Associative Language, Affect, and Radio Blindness in Virginia Woolf’s The Waves
Published online by Cambridge University Press: 10 October 2023
Chapter 3 draws on 1950s and 1960s cybernetics-inflected psychology, represented by W. Ross Ashby and Silvan Tomkins. Love examines the theory of language Virginia Woolf employs in The Waves (1931) and more explicitly presents in a 1937 radio talk, contextualizing Woolf’s emphasis on gaps in perception and suggestive linguistic potential in terms of Ashby’s cybernetic “black-box” thought experiment and Tomkins’s cybernetics-based theories of affect. This work illuminates Woolf’s strategy of highlighting the variety of affective responses that specific scenarios can produce for different subjects, even within the most intimate communities.
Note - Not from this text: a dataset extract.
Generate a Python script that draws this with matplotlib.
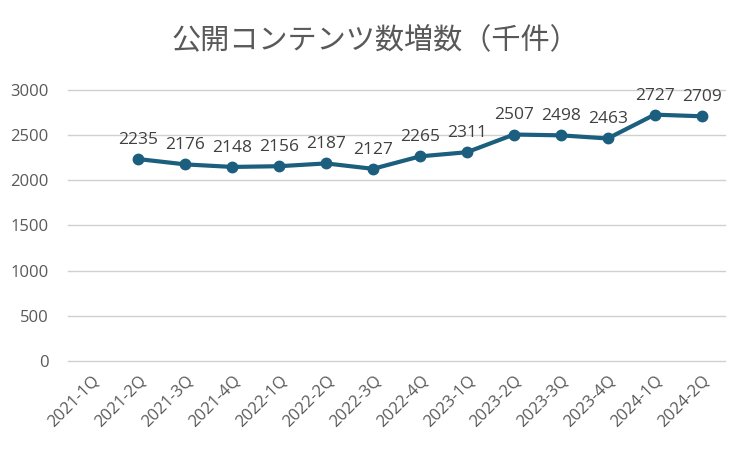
import matplotlib.pyplot as plt
import numpy as np

plt.rcParams['font.family'] = ['Open Sans', 'Noto Sans CJK JP', 'DejaVu Sans']

quarters = ["2021-1Q", "2021-2Q", "2021-3Q", "2021-4Q", "2022-1Q", "2022-2Q", "2022-3Q",
            "2022-4Q", "2023-1Q", "2023-2Q", "2023-3Q", "2023-4Q", "2024-1Q", "2024-2Q"]
counts = [np.nan, 2235, 2176, 2148, 2156, 2187, 2127, 2265, 2311, 2507, 2498, 2463, 2727, 2709]

fig = plt.figure(figsize=(7.5, 4.5), dpi=100)
ax = fig.add_axes([0.0907, 0.198, 0.876, 0.602])

x = np.arange(len(quarters))
ax.plot(x, counts, color="#1b5e7e", linewidth=3, marker="o", markersize=7.5, zorder=3)
for xi, v in zip(x, counts):
    if not np.isnan(v):
        ax.annotate(str(int(v)), (xi, v), xytext=(0, 8), textcoords="offset points",
                    ha="center", va="bottom", fontsize=12.5, color="#404040")

ax.set_xlim(-0.5, len(quarters) - 0.5)
ax.set_ylim(0, 3000)
ax.set_yticks(range(0, 3001, 500))
ax.set_xticks(x)
ax.set_xticklabels(quarters, rotation=45, ha="right", rotation_mode="anchor")
ax.tick_params(axis="both", length=0, labelsize=12, labelcolor="#595959")
ax.tick_params(axis="x", pad=8)
ax.tick_params(axis="y", pad=14)
ax.grid(axis="y", color="#d0d0d0", linewidth=1)
for gl in ax.get_ygridlines():
    gl.set_clip_on(False)
ax.set_axisbelow(True)
for s in ax.spines.values():
    s.set_visible(False)

fig.text(0.5, 0.91, "公開コンテンツ数増数（千件）", ha="center", va="center",
         fontsize=21, color="#595959", family=['Noto Sans CJK JP', 'DejaVu Sans'])

fig.savefig("out.png")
The comparison shows how Woolf’s aesthetic model, through its invocation of radio’s built-in black-box aesthetic of “blindness,” teaches readers about the way cybernetic thinking inflects social and interpersonal contexts: as we attempt to interact with and relate to one another, we must rely on perceptions that are incomplete, partial, and individually inflected. By drawing audiences’ attention to this aspect of our social world, Woolf makes cybernetic thinking affectively motivated and relevant at the level of personal interaction.